[START]

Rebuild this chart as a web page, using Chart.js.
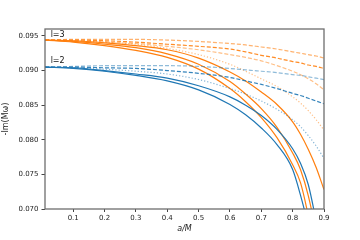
<!DOCTYPE html>
<html>
<head>
<meta charset="utf-8">
<script src="https://cdn.jsdelivr.net/npm/chart.js@4/dist/chart.umd.min.js"></script>
<style>
    body { margin: 0; background: #fff; }
    #wrap { width: 360px; height: 240px; }
</style>
</head>
<body>
<div id="wrap"><canvas id="qnmChart" width="360" height="240"></canvas></div>
<script>
// spin values a/M
const aVals = [0.01, 0.1, 0.2, 0.3, 0.4, 0.5, 0.6, 0.65, 0.7, 0.75, 0.8, 0.825, 0.85, 0.875, 0.9];

// l=2 (blue)
const l2SolidA = [0.0905, 0.0903, 0.0899, 0.0893, 0.0885, 0.0872, 0.0851, 0.0836, 0.0817, 0.0793, 0.0757, 0.0720, 0.0675, 0.0620, 0.0550];
const l2SolidB = [0.0905, 0.0904, 0.0900, 0.0895, 0.0889, 0.0878, 0.0862, 0.0850, 0.0835, 0.0815, 0.0787, 0.0766, 0.0735, 0.0682, 0.0620];
const l2Dotted = [0.0905, 0.0904, 0.0902, 0.0899, 0.0895, 0.0887, 0.0874, 0.0866, 0.0856, 0.0844, 0.0829, 0.0819, 0.0806, 0.0791, 0.0773];
const l2DashA = [0.0905, 0.0905, 0.0904, 0.0903, 0.0900, 0.0896, 0.0890, 0.0885, 0.0880, 0.0874, 0.0867, 0.0864, 0.0860, 0.0856, 0.0852];
const l2DashB = [0.0905, 0.0906, 0.0907, 0.0907, 0.0907, 0.0906, 0.0903, 0.0901, 0.0899, 0.0897, 0.0894, 0.0893, 0.0891, 0.0889, 0.0887];

// l=3 (orange)
const l3SolidE = [0.0944, 0.0941, 0.0936, 0.0929, 0.0919, 0.0902, 0.0874, 0.0855, 0.0832, 0.0803, 0.0764, 0.0738, 0.0690, 0.0630, 0.0560];
const l3SolidD = [0.0944, 0.0942, 0.0938, 0.0933, 0.0924, 0.0909, 0.0884, 0.0866, 0.0845, 0.0818, 0.0781, 0.0757, 0.0719, 0.0665, 0.0600];
const l3SolidC = [0.0944, 0.0943, 0.0940, 0.0936, 0.0930, 0.0918, 0.0898, 0.0885, 0.0869, 0.0851, 0.0826, 0.0808, 0.0786, 0.0760, 0.0728];
const l3Dotted = [0.0944, 0.0943, 0.0941, 0.0938, 0.0932, 0.0923, 0.0909, 0.0899, 0.0888, 0.0877, 0.0862, 0.0853, 0.0842, 0.0829, 0.0814];
const l3DashC = [0.0944, 0.0943, 0.0941, 0.0939, 0.0935, 0.0930, 0.0923, 0.0919, 0.0914, 0.0907, 0.0899, 0.0894, 0.0888, 0.0881, 0.0872];
const l3DashB = [0.0944, 0.0944, 0.0943, 0.0941, 0.0938, 0.0935, 0.0931, 0.0927, 0.0922, 0.0918, 0.0913, 0.0911, 0.0908, 0.0906, 0.0903];
const l3DashA = [0.0944, 0.0945, 0.0945, 0.0945, 0.0944, 0.0942, 0.0939, 0.0937, 0.0934, 0.0931, 0.0927, 0.0925, 0.0923, 0.0921, 0.0918];

const xTicks = [0.1, 0.2, 0.3, 0.4, 0.5, 0.6, 0.7, 0.8, 0.9];
const yTicks = [0.070, 0.075, 0.080, 0.085, 0.090, 0.095];

const labels = [
    {text: 'l=3', a: 0.028, v: 0.0952},
    {text: 'l=2', a: 0.028, v: 0.0914},
];

const blue = 'rgba(31, 119, 180, ';
const orange = 'rgba(255, 127, 14, ';

function line(values, color, alpha, dash) {
    return {
        data: values.map((v, i) => ({x: aVals[i], y: v})),
        borderColor: color + alpha + ')',
        borderWidth: 1.2,
        borderDash: dash,
        pointRadius: 0,
        fill: false,
        cubicInterpolationMode: 'monotone',
    };
}

const dashed = [4, 2];
const dotted = [1.2, 2];

const frame = {
    id: 'frame',
    afterDatasetsDraw(chart) {
        const {ctx, chartArea: c, scales} = chart;
        ctx.save();
        ctx.strokeStyle = '#6e6e6e';
        ctx.lineWidth = 1.3;
        ctx.strokeRect(c.left, c.top, c.right - c.left, c.bottom - c.top);
        ctx.fillStyle = '#111';
        ctx.font = '8px "DejaVu Sans"';
        ctx.textBaseline = 'middle';
        labels.forEach(l => {
            ctx.fillText(l.text, scales.x.getPixelForValue(l.a), scales.y.getPixelForValue(l.v));
        });
        ctx.restore();
    }
};

new Chart(document.getElementById('qnmChart'), {
    type: 'line',
    data: {
        datasets: [
            line(l2SolidA, blue, 1, []),
            line(l2SolidB, blue, 1, []),
            line(l2Dotted, blue, 0.55, dotted),
            line(l2DashA, blue, 0.9, dashed),
            line(l2DashB, blue, 0.5, dashed),
            line(l3SolidE, orange, 1, []),
            line(l3SolidD, orange, 1, []),
            line(l3SolidC, orange, 1, []),
            line(l3Dotted, orange, 0.5, dotted),
            line(l3DashC, orange, 0.5, dashed),
            line(l3DashB, orange, 0.9, dashed),
            line(l3DashA, orange, 0.6, dashed),
        ]
    },
    options: {
        responsive: false,
        animation: false,
        layout: {padding: {left: 0, right: 36, top: 29, bottom: 0}},
        plugins: {legend: {display: false}, tooltip: {enabled: false}},
        scales: {
            x: {
                type: 'linear',
                min: 0.01,
                max: 0.9,
                afterBuildTicks: s => { s.ticks = xTicks.map(v => ({value: v})); },
                afterFit: s => { s.height = 31; },
                grid: {display: true, drawOnChartArea: false, tickLength: 3, tickColor: '#444'},
                border: {display: false},
                ticks: {
                    color: '#222', font: {family: 'DejaVu Sans', size: 7}, padding: 2,
                    maxRotation: 0, callback: v => v.toFixed(1)
                },
                title: {display: true, text: 'a/M', color: '#222', font: {family: 'DejaVu Sans', size: 8, style: 'italic'}, padding: {top: 0, bottom: 6}}
            },
            y: {
                min: 0.07,
                max: 0.096,
                afterBuildTicks: s => { s.ticks = yTicks.map(v => ({value: v})); },
                afterFit: s => { s.width = 45; },
                grid: {display: true, drawOnChartArea: false, tickLength: 3.5, tickColor: '#444'},
                border: {display: false},
                ticks: {
                    color: '#222', font: {family: 'DejaVu Sans', size: 7}, padding: 3,
                    callback: v => v.toFixed(3)
                },
                title: {display: true, text: '-Im(Mω)', color: '#222', font: {family: 'DejaVu Sans', size: 8}, padding: {top: 1.5, bottom: 0}}
            }
        }
    },
    plugins: [frame]
});
</script>
</body>
</html>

[END]

YOUR GOAL - Write out again every line above exactly as given; the pictures do not belong in the copy.

THE RESPONSE -
Rebuild this chart as a web page, using Chart.js.
<!DOCTYPE html>
<html>
<head>
<meta charset="utf-8">
<script src="https://cdn.jsdelivr.net/npm/chart.js@4/dist/chart.umd.min.js"></script>
<style>
    body { margin: 0; background: #fff; }
    #wrap { width: 360px; height: 240px; }
</style>
</head>
<body>
<div id="wrap"><canvas id="qnmChart" width="360" height="240"></canvas></div>
<script>
// spin values a/M
const aVals = [0.01, 0.1, 0.2, 0.3, 0.4, 0.5, 0.6, 0.65, 0.7, 0.75, 0.8, 0.825, 0.85, 0.875, 0.9];

// l=2 (blue)
const l2SolidA = [0.0905, 0.0903, 0.0899, 0.0893, 0.0885, 0.0872, 0.0851, 0.0836, 0.0817, 0.0793, 0.0757, 0.0720, 0.0675, 0.0620, 0.0550];
const l2SolidB = [0.0905, 0.0904, 0.0900, 0.0895, 0.0889, 0.0878, 0.0862, 0.0850, 0.0835, 0.0815, 0.0787, 0.0766, 0.0735, 0.0682, 0.0620];
const l2Dotted = [0.0905, 0.0904, 0.0902, 0.0899, 0.0895, 0.0887, 0.0874, 0.0866, 0.0856, 0.0844, 0.0829, 0.0819, 0.0806, 0.0791, 0.0773];
const l2DashA = [0.0905, 0.0905, 0.0904, 0.0903, 0.0900, 0.0896, 0.0890, 0.0885, 0.0880, 0.0874, 0.0867, 0.0864, 0.0860, 0.0856, 0.0852];
const l2DashB = [0.0905, 0.0906, 0.0907, 0.0907, 0.0907, 0.0906, 0.0903, 0.0901, 0.0899, 0.0897, 0.0894, 0.0893, 0.0891, 0.0889, 0.0887];

// l=3 (orange)
const l3SolidE = [0.0944, 0.0941, 0.0936, 0.0929, 0.0919, 0.0902, 0.0874, 0.0855, 0.0832, 0.0803, 0.0764, 0.0738, 0.0690, 0.0630, 0.0560];
const l3SolidD = [0.0944, 0.0942, 0.0938, 0.0933, 0.0924, 0.0909, 0.0884, 0.0866, 0.0845, 0.0818, 0.0781, 0.0757, 0.0719, 0.0665, 0.0600];
const l3SolidC = [0.0944, 0.0943, 0.0940, 0.0936, 0.0930, 0.0918, 0.0898, 0.0885, 0.0869, 0.0851, 0.0826, 0.0808, 0.0786, 0.0760, 0.0728];
const l3Dotted = [0.0944, 0.0943, 0.0941, 0.0938, 0.0932, 0.0923, 0.0909, 0.0899, 0.0888, 0.0877, 0.0862, 0.0853, 0.0842, 0.0829, 0.0814];
const l3DashC = [0.0944, 0.0943, 0.0941, 0.0939, 0.0935, 0.0930, 0.0923, 0.0919, 0.0914, 0.0907, 0.0899, 0.0894, 0.0888, 0.0881, 0.0872];
const l3DashB = [0.0944, 0.0944, 0.0943, 0.0941, 0.0938, 0.0935, 0.0931, 0.0927, 0.0922, 0.0918, 0.0913, 0.0911, 0.0908, 0.0906, 0.0903];
const l3DashA = [0.0944, 0.0945, 0.0945, 0.0945, 0.0944, 0.0942, 0.0939, 0.0937, 0.0934, 0.0931, 0.0927, 0.0925, 0.0923, 0.0921, 0.0918];

const xTicks = [0.1, 0.2, 0.3, 0.4, 0.5, 0.6, 0.7, 0.8, 0.9];
const yTicks = [0.070, 0.075, 0.080, 0.085, 0.090, 0.095];

const labels = [
    {text: 'l=3', a: 0.028, v: 0.0952},
    {text: 'l=2', a: 0.028, v: 0.0914},
];

const blue = 'rgba(31, 119, 180, ';
const orange = 'rgba(255, 127, 14, ';

function line(values, color, alpha, dash) {
    return {
        data: values.map((v, i) => ({x: aVals[i], y: v})),
        borderColor: color + alpha + ')',
        borderWidth: 1.2,
        borderDash: dash,
        pointRadius: 0,
        fill: false,
        cubicInterpolationMode: 'monotone',
    };
}

const dashed = [4, 2];
const dotted = [1.2, 2];

const frame = {
    id: 'frame',
    afterDatasetsDraw(chart) {
        const {ctx, chartArea: c, scales} = chart;
        ctx.save();
        ctx.strokeStyle = '#6e6e6e';
        ctx.lineWidth = 1.3;
        ctx.strokeRect(c.left, c.top, c.right - c.left, c.bottom - c.top);
        ctx.fillStyle = '#111';
        ctx.font = '8px "DejaVu Sans"';
        ctx.textBaseline = 'middle';
        labels.forEach(l => {
            ctx.fillText(l.text, scales.x.getPixelForValue(l.a), scales.y.getPixelForValue(l.v));
        });
        ctx.restore();
    }
};

new Chart(document.getElementById('qnmChart'), {
    type: 'line',
    data: {
        datasets: [
            line(l2SolidA, blue, 1, []),
            line(l2SolidB, blue, 1, []),
            line(l2Dotted, blue, 0.55, dotted),
            line(l2DashA, blue, 0.9, dashed),
            line(l2DashB, blue, 0.5, dashed),
            line(l3SolidE, orange, 1, []),
            line(l3SolidD, orange, 1, []),
            line(l3SolidC, orange, 1, []),
            line(l3Dotted, orange, 0.5, dotted),
            line(l3DashC, orange, 0.5, dashed),
            line(l3DashB, orange, 0.9, dashed),
            line(l3DashA, orange, 0.6, dashed),
        ]
    },
    options: {
        responsive: false,
        animation: false,
        layout: {padding: {left: 0, right: 36, top: 29, bottom: 0}},
        plugins: {legend: {display: false}, tooltip: {enabled: false}},
        scales: {
            x: {
                type: 'linear',
                min: 0.01,
                max: 0.9,
                afterBuildTicks: s => { s.ticks = xTicks.map(v => ({value: v})); },
                afterFit: s => { s.height = 31; },
                grid: {display: true, drawOnChartArea: false, tickLength: 3, tickColor: '#444'},
                border: {display: false},
                ticks: {
                    color: '#222', font: {family: 'DejaVu Sans', size: 7}, padding: 2,
                    maxRotation: 0, callback: v => v.toFixed(1)
                },
                title: {display: true, text: 'a/M', color: '#222', font: {family: 'DejaVu Sans', size: 8, style: 'italic'}, padding: {top: 0, bottom: 6}}
            },
            y: {
                min: 0.07,
                max: 0.096,
                afterBuildTicks: s => { s.ticks = yTicks.map(v => ({value: v})); },
                afterFit: s => { s.width = 45; },
                grid: {display: true, drawOnChartArea: false, tickLength: 3.5, tickColor: '#444'},
                border: {display: false},
                ticks: {
                    color: '#222', font: {family: 'DejaVu Sans', size: 7}, padding: 3,
                    callback: v => v.toFixed(3)
                },
                title: {display: true, text: '-Im(Mω)', color: '#222', font: {family: 'DejaVu Sans', size: 8}, padding: {top: 1.5, bottom: 0}}
            }
        }
    },
    plugins: [frame]
});
</script>
</body>
</html>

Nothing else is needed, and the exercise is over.